- Short exercise -
Omit pictures and quote the listing below line by line, from its start through the line that holds "plt.rcParams['font.family'] = ['Lato', 'DejaVu".

- Provided material -

>>>

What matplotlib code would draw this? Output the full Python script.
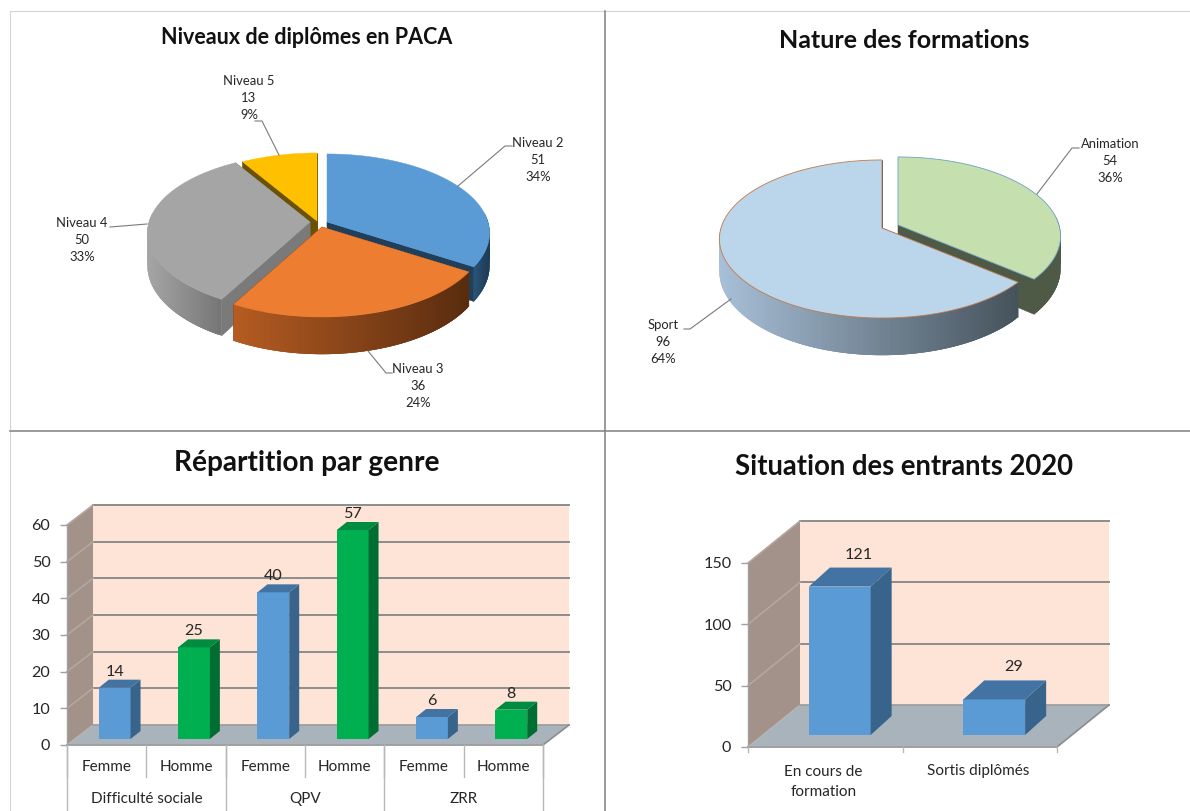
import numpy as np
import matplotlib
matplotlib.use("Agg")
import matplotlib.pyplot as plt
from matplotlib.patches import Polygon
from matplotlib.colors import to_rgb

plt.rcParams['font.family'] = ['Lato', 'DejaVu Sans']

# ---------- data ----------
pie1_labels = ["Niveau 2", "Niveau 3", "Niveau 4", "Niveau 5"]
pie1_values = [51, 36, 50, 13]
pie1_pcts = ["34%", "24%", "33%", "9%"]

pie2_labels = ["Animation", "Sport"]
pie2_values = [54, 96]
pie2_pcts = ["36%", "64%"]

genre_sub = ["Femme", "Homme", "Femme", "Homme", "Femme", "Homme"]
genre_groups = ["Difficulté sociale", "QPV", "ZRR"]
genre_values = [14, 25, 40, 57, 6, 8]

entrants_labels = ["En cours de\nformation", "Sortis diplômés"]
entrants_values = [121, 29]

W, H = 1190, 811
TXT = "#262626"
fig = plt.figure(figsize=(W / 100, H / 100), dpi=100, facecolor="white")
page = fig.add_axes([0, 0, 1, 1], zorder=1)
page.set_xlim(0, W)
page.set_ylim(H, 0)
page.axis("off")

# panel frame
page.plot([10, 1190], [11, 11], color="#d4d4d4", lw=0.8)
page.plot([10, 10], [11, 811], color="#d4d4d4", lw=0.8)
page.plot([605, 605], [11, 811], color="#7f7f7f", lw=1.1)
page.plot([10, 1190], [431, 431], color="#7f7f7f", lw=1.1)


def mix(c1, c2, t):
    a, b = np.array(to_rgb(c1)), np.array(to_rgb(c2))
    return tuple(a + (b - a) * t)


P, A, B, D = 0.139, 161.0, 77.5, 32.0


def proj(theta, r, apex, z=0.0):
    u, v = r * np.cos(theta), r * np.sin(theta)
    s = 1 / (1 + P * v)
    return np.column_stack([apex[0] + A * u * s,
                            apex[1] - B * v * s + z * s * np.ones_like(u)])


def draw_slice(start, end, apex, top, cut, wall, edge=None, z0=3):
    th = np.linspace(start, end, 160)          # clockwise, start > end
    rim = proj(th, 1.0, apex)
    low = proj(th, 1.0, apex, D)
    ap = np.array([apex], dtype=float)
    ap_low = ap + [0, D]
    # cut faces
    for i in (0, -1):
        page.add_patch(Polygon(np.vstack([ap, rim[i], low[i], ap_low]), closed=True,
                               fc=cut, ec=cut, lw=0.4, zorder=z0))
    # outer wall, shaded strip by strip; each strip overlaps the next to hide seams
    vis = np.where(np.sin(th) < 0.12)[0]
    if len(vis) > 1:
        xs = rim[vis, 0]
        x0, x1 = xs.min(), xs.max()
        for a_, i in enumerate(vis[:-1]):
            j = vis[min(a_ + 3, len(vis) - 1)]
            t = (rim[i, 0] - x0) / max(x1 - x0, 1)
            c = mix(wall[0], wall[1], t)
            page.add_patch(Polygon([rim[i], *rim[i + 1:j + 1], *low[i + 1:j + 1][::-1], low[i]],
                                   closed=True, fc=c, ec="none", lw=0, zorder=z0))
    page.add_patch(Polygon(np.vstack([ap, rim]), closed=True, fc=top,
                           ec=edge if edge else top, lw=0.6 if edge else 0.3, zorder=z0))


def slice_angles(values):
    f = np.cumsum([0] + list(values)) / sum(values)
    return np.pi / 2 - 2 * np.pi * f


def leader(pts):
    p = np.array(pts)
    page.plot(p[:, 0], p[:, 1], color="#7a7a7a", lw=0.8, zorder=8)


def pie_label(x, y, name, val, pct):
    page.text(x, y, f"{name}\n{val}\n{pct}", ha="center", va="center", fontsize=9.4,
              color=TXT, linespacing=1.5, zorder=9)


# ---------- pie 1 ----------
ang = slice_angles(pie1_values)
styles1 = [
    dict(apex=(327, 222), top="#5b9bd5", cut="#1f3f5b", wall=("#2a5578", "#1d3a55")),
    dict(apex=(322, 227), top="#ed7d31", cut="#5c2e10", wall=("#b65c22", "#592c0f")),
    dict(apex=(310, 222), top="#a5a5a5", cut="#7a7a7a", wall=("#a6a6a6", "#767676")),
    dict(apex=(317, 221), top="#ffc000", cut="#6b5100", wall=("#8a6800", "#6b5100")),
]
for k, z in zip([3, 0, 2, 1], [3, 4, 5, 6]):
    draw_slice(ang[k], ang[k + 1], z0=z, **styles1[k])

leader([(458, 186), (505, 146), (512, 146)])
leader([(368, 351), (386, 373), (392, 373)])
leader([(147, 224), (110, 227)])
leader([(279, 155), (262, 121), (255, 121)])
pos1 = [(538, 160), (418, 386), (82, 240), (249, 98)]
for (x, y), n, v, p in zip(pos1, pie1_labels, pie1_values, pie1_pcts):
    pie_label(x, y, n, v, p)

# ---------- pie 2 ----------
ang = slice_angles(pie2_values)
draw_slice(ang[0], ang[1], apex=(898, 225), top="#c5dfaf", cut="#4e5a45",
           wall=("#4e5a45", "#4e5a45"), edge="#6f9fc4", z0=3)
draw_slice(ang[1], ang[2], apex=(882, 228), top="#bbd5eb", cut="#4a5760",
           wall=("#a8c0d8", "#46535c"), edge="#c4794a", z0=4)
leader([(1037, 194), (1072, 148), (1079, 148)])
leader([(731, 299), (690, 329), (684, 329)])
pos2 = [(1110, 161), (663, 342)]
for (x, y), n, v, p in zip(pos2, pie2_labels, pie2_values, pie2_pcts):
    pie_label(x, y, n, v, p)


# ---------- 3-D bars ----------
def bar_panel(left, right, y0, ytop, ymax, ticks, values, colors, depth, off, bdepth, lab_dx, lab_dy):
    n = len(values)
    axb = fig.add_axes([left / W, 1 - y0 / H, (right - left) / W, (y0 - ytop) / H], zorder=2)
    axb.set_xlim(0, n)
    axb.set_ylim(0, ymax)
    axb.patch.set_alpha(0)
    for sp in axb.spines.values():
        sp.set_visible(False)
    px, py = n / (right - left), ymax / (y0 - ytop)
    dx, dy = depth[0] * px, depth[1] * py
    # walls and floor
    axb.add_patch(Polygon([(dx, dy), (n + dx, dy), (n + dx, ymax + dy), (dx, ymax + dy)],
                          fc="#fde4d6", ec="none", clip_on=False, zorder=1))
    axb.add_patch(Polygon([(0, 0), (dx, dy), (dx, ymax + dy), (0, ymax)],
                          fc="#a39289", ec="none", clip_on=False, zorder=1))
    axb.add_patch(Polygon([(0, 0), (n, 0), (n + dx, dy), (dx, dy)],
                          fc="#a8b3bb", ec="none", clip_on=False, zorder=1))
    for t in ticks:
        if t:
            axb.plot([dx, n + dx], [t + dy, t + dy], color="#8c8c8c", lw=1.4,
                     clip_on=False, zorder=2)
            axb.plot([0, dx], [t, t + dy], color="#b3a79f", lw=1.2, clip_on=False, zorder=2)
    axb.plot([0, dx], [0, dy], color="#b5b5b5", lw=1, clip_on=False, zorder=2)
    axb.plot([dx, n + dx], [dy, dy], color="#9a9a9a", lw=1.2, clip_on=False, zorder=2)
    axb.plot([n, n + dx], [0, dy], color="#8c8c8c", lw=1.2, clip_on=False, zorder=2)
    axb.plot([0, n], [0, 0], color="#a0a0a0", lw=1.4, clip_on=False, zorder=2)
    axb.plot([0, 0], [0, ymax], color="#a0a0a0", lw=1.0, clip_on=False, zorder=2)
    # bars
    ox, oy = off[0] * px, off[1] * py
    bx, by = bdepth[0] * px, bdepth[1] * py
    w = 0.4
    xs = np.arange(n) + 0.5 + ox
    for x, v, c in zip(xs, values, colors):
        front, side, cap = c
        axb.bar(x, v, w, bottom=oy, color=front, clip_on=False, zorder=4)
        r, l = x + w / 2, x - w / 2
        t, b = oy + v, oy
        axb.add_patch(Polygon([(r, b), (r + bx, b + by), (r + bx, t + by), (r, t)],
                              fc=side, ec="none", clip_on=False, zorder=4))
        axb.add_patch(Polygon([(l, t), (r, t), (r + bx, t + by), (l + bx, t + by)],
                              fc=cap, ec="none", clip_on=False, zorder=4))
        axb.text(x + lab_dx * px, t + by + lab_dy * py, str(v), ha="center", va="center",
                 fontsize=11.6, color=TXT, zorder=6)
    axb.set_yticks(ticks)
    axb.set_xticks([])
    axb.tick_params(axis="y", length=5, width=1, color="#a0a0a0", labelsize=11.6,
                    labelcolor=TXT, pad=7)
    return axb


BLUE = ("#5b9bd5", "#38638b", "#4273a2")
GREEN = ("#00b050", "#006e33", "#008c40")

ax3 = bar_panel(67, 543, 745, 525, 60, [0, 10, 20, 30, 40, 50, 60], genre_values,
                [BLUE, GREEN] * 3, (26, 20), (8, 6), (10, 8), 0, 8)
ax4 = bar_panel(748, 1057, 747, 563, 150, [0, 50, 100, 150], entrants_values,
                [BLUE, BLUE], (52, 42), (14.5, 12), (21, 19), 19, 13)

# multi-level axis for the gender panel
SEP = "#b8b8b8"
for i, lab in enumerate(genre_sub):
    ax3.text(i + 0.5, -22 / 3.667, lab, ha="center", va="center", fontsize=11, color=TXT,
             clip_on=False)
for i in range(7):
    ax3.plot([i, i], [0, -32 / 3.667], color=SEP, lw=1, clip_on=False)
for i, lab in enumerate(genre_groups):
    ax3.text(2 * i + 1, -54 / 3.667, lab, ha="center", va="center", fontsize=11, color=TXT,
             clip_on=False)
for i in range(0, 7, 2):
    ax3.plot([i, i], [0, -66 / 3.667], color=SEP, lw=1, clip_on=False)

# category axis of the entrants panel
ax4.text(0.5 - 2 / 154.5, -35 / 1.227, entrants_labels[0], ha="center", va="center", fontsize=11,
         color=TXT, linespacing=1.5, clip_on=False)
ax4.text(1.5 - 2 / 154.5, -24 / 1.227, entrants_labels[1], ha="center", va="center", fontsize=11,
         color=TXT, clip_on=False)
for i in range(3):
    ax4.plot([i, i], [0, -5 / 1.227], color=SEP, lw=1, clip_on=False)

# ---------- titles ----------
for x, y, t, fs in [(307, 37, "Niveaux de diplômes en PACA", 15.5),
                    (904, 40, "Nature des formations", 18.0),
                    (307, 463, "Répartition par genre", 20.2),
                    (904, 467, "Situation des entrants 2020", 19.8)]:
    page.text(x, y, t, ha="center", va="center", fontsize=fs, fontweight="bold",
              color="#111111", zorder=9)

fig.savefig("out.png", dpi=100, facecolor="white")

<<<

- Complete response -
What matplotlib code would draw this? Output the full Python script.
import numpy as np
import matplotlib
matplotlib.use("Agg")
import matplotlib.pyplot as plt
from matplotlib.patches import Polygon
from matplotlib.colors import to_rgb

plt.rcParams['font.family'] = ['Lato', 'DejaVu Sans']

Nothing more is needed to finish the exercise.